Legalize fcvt_to_sint_sat.i32x4 on x86

Use a lengthy sequence involving CVTTPS2DQ to quiet NaNs and saturate overflow.
2020-05-26 17:14:50 -07:00
parent 3740772176
commit 3675f95bb2
4 changed files with 80 additions and 0 deletions
--- a/cranelift/codegen/src/isa/x86/enc_tables.rs
+++ b/cranelift/codegen/src/isa/x86/enc_tables.rs
@@ -964,6 +964,61 @@ fn expand_fcvt_to_sint_sat(
    cfg.recompute_block(pos.func, done_block);
 }

+/// This legalization converts a vector of 32-bit floating point lanes to signed integer lanes
+/// using CVTTPS2DQ (see encoding of `x86_cvtt2si`). This logic is separate from [expand_fcvt_to_sint_sat]
+/// above (the scalar version), only due to how the transform groups are set up; TODO if we change
+/// the SIMD legalization groups, then this logic could be merged into [expand_fcvt_to_sint_sat]
+/// (see https://github.com/bytecodealliance/wasmtime/issues/1745).

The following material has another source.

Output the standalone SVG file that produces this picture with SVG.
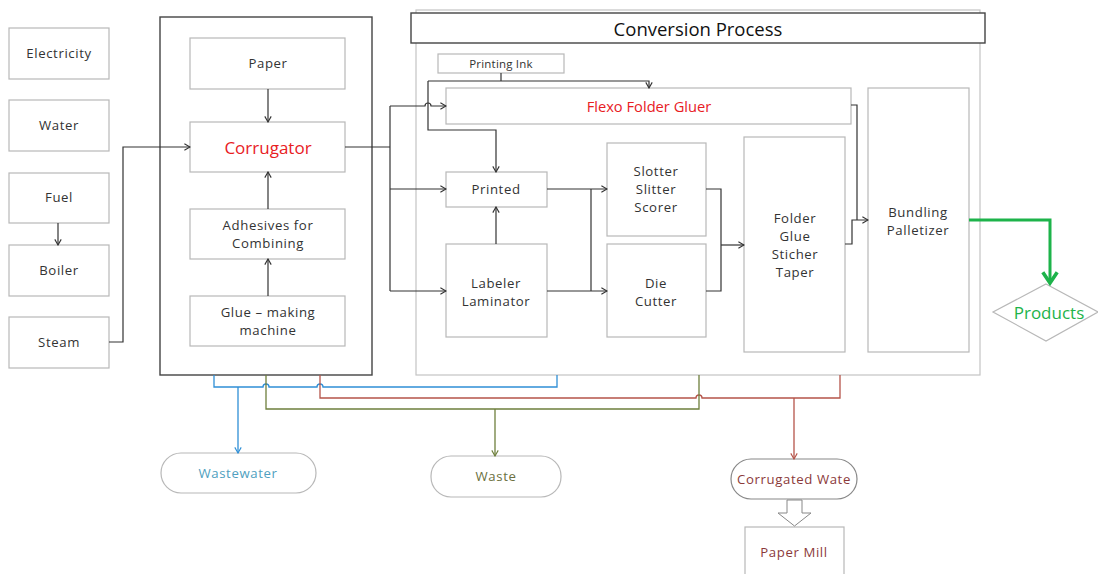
<svg xmlns="http://www.w3.org/2000/svg" width="1098" height="574" viewBox="0 0 1098 574">
<defs>
<style>
.box{fill:#fff;stroke:#b8b8b8;stroke-width:1.2}
.dark{fill:none;stroke:#444;stroke-width:1.4}
.t{font-family:"Open Sans","Noto Sans",sans-serif;font-size:13.2px;letter-spacing:0.6px;fill:#333;text-anchor:middle;dominant-baseline:central}
.red{fill:#e8201f}
.ln{fill:none;stroke:#333;stroke-width:1.2}
.blue{fill:none;stroke:#2f8fd6;stroke-width:1.3}
.rl{fill:none;stroke:#b5544a;stroke-width:1.3}
.gl{fill:none;stroke:#6e7f3c;stroke-width:1.3}
</style>
<marker id="a" viewBox="0 0 10 10" refX="9" refY="5" markerWidth="8" markerHeight="8" markerUnits="userSpaceOnUse" orient="auto"><polyline points="2,1 9,5 2,9" fill="none" stroke="#333" stroke-width="1.4"/></marker>
<marker id="ab" viewBox="0 0 10 10" refX="9" refY="5" markerWidth="8" markerHeight="8" markerUnits="userSpaceOnUse" orient="auto"><polyline points="2,1 9,5 2,9" fill="none" stroke="#2f8fd6" stroke-width="1.4"/></marker>
<marker id="ar" viewBox="0 0 10 10" refX="9" refY="5" markerWidth="8" markerHeight="8" markerUnits="userSpaceOnUse" orient="auto"><polyline points="2,1 9,5 2,9" fill="none" stroke="#b5544a" stroke-width="1.4"/></marker>
<marker id="ag" viewBox="0 0 10 10" refX="9" refY="5" markerWidth="8" markerHeight="8" markerUnits="userSpaceOnUse" orient="auto"><polyline points="2,1 9,5 2,9" fill="none" stroke="#6e7f3c" stroke-width="1.4"/></marker>
<marker id="agr" viewBox="0 0 10 10" refX="8" refY="5" markerWidth="18" markerHeight="18" markerUnits="userSpaceOnUse" orient="auto"><polyline points="2,1 8,5 2,9" fill="none" stroke="#1db34a" stroke-width="2"/></marker>
</defs>
<rect width="1098" height="574" fill="#fff"/>

<g id="conversion-process">
<rect x="416" y="10" width="564" height="365" fill="none" stroke="#c4c4c4" stroke-width="1.2"/>
<rect x="411" y="13" width="574" height="30" fill="#fff" stroke="#444" stroke-width="1.4"/>
<text class="t" x="698" y="28" style="font-size:18.5px;letter-spacing:0;fill:#111">Conversion Process</text>
</g>

<g id="corrugator-section">
<rect x="160" y="17" width="212" height="358" class="dark"/>
</g>

<g id="electricity"><rect class="box" x="9" y="28" width="100" height="51"/><text class="t" x="59" y="53">Electricity</text></g>
<g id="water"><rect class="box" x="9" y="100" width="100" height="51"/><text class="t" x="59" y="125">Water</text></g>
<g id="fuel"><rect class="box" x="9" y="173" width="100" height="50"/><text class="t" x="59" y="197">Fuel</text></g>
<g id="boiler"><rect class="box" x="9" y="245" width="100" height="51"/><text class="t" x="59" y="270">Boiler</text></g>
<g id="steam"><rect class="box" x="9" y="317" width="100" height="51"/><text class="t" x="59" y="342">Steam</text></g>

<g id="paper"><rect class="box" x="190" y="38" width="155" height="51"/><text class="t" x="268" y="63">Paper</text></g>
<g id="corrugator"><rect class="box" x="190" y="122" width="155" height="50"/><text class="t red" x="268" y="147" style="font-size:17px;letter-spacing:0">Corrugator</text></g>
<g id="adhesives"><rect class="box" x="190" y="209" width="155" height="50"/><text class="t" x="268" y="225">Adhesives for</text><text class="t" x="268" y="243">Combining</text></g>
<g id="glue-machine"><rect class="box" x="190" y="296" width="155" height="50"/><text class="t" x="268" y="312">Glue – making</text><text class="t" x="268" y="330">machine</text></g>

<g id="printing-ink"><rect class="box" x="438" y="54" width="126" height="19"/><text class="t" x="501" y="63.5" style="font-size:11.5px;letter-spacing:0.2px">Printing Ink</text></g>
<g id="flexo"><rect class="box" x="446" y="88" width="405" height="36"/><text class="t red" x="649" y="106" style="font-size:14.7px;letter-spacing:0">Flexo Folder Gluer</text></g>
<g id="printed"><rect class="box" x="446" y="172" width="101" height="35"/><text class="t" x="496" y="189">Printed</text></g>
<g id="labeler"><rect class="box" x="446" y="244" width="101" height="93"/><text class="t" x="496" y="282.5">Labeler</text><text class="t" x="496" y="300.5">Laminator</text></g>
<g id="slotter"><rect class="box" x="607" y="143" width="99" height="93"/><text class="t" x="656" y="171">Slotter</text><text class="t" x="656" y="189">Slitter</text><text class="t" x="656" y="207">Scorer</text></g>
<g id="die-cutter"><rect class="box" x="607" y="244" width="99" height="93"/><text class="t" x="656" y="282.5">Die</text><text class="t" x="656" y="300.5">Cutter</text></g>
<g id="folder"><rect class="box" x="744" y="137" width="101" height="215"/><text class="t" x="795" y="217.5">Folder</text><text class="t" x="795" y="235.5">Glue</text><text class="t" x="795" y="253.5">Sticher</text><text class="t" x="795" y="271.5">Taper</text></g>
<g id="bundling"><rect class="box" x="868" y="88" width="101" height="264"/><text class="t" x="918" y="211.5">Bundling</text><text class="t" x="918" y="229.5">Palletizer</text></g>

<g id="products"><polygon points="1046,284 1098,312 1046,341 993,312" fill="#fff" stroke="#b8b8b8" stroke-width="1.2"/><text class="t" x="1049" y="312" style="fill:#1db34a;font-size:17px;letter-spacing:0">Products</text></g>

<g id="wastewater"><rect x="161" y="453" width="155" height="40" rx="20" fill="#fff" stroke="#b8b8b8" stroke-width="1.2"/><text class="t" x="238" y="473" style="fill:#4f9fc0">Wastewater</text></g>
<g id="waste"><rect x="431" y="456" width="130" height="41" rx="20" fill="#fff" stroke="#b8b8b8" stroke-width="1.2"/><text class="t" x="496" y="476" style="fill:#6b7040">Waste</text></g>
<g id="corrugated-waste"><rect x="731" y="459" width="126" height="40" rx="20" fill="#fff" stroke="#888" stroke-width="1.2"/><text class="t" x="794" y="479" style="fill:#8b3a3a">Corrugated Wate</text></g>
<g id="paper-mill"><rect x="745" y="527" width="99" height="60" fill="#fff" stroke="#b8b8b8" stroke-width="1.2"/><text class="t" x="794" y="552" style="fill:#8b3a3a">Paper Mill</text></g>

<g id="connectors">
<path class="ln" d="M58,223 V245" marker-end="url(#a)"/>
<path class="ln" d="M109,342 H123 V147 H190" marker-end="url(#a)"/>
<path class="ln" d="M268,89 V122" marker-end="url(#a)"/>
<path class="ln" d="M268,209 V172" marker-end="url(#a)"/>
<path class="ln" d="M268,296 V259" marker-end="url(#a)"/>
<path class="ln" d="M345,147 H390"/>
<path class="ln" d="M390,106 V291"/>
<path class="ln" d="M390,106 H425 A3,3 0 0 1 431,106 H446" marker-end="url(#a)"/>
<path class="ln" d="M390,189 H446" marker-end="url(#a)"/>
<path class="ln" d="M390,291 H446" marker-end="url(#a)"/>
<path class="ln" d="M501,73 V81"/>
<path class="ln" d="M428,81 H649 V88" marker-end="url(#a)"/>
<path class="ln" d="M428,81 V130 H496 V172" marker-end="url(#a)"/>
<path class="ln" d="M496,244 V207" marker-end="url(#a)"/>
<path class="ln" d="M547,189 H607" marker-end="url(#a)"/>
<path class="ln" d="M547,291 H607" marker-end="url(#a)"/>
<path class="ln" d="M591,189 V291"/>
<path class="ln" d="M706,189 H721 V291 H706"/>
<path class="ln" d="M721,245 H744" marker-end="url(#a)"/>
<path class="ln" d="M851,105 H857 V220"/>
<path class="ln" d="M845,244 H852 V220 H868" marker-end="url(#a)"/>
<path d="M969,220 H1050 V283" fill="none" stroke="#1db34a" stroke-width="3" marker-end="url(#agr)"/>
<path class="blue" d="M214,375 V387 H263 A3,3 0 0 1 269,387 H317 A3,3 0 0 1 323,387 H557 V375"/>
<path class="blue" d="M238,387 V453" marker-end="url(#ab)"/>
<path class="rl" d="M320,375 V398 H696 A3,3 0 0 1 702,398 H840 V375"/>
<path class="rl" d="M794,398 V459" marker-end="url(#ar)"/>
<path class="gl" d="M266,375 V409 H699 V375"/>
<path class="gl" d="M495,409 V456" marker-end="url(#ag)"/>
<polygon points="787,500 802,500 802,513 811,513 794.5,526 778,513 787,513" fill="#fff" stroke="#888" stroke-width="1"/>
</g>
</svg>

+fn expand_fcvt_to_sint_sat_vector(
+    inst: ir::Inst,
+    func: &mut ir::Function,
+    _cfg: &mut ControlFlowGraph,
+    _isa: &dyn TargetIsa,
+) {
+    let mut pos = FuncCursor::new(func).at_inst(inst);
+    pos.use_srcloc(inst);
+
+    if let ir::InstructionData::Unary {
+        opcode: ir::Opcode::FcvtToSintSat,
+        arg,
+    } = pos.func.dfg[inst]
+    {
+        let controlling_type = pos.func.dfg.ctrl_typevar(inst);
+        if controlling_type == I32X4 {
+            debug_assert_eq!(pos.func.dfg.value_type(arg), F32X4);
+            // We must both quiet any NaNs--setting that lane to 0--and saturate any
+            // lanes that might overflow during conversion to the highest/lowest signed integer
+            // allowed in that lane.
+
+            // Saturate NaNs: `fcmp eq` will not match if a lane contains a NaN. We use ANDPS to
+            // avoid doing the comparison twice (we need the zeroed lanes to find differences).
+            let zeroed_nans = pos.ins().fcmp(FloatCC::Equal, arg, arg);
+            let zeroed_nans_bitcast = pos.ins().raw_bitcast(F32X4, zeroed_nans);
+            let zeroed_nans_copy = pos.ins().band(arg, zeroed_nans_bitcast);
+
+            // Find differences with the zeroed lanes (we will only use the MSB: 1 if positive or
+            // NaN, 0 otherwise).
+            let differences = pos.ins().bxor(zeroed_nans_bitcast, arg);
+            let differences_bitcast = pos.ins().raw_bitcast(I32X4, differences);
+
+            // Convert the numeric lanes. CVTTPS2DQ will mark overflows with 0x80000000 (MSB set).
+            let converted = pos.ins().x86_cvtt2si(I32X4, zeroed_nans_copy);
+
+            // Create a mask of all 1s only on positive overflow, 0s otherwise. This uses the MSB
+            // of `differences` (1 when positive or NaN) and the MSB of `converted` (1 on positive
+            // overflow).
+            let tmp = pos.ins().band(differences_bitcast, converted);
+            let mask = pos.ins().sshr_imm(tmp, 31);
+
+            // Apply the mask to create 0x7FFFFFFF for positive overflow. XOR of all 0s (all other
+            // cases) has no effect.
+            pos.func.dfg.replace(inst).bxor(converted, mask);
+        } else {
+            unimplemented!("cannot legalize {}", pos.func.dfg.display_inst(inst, None))
+        }
+    }
+}
+
 fn expand_fcvt_to_uint(
    inst: ir::Inst,
    func: &mut ir::Function,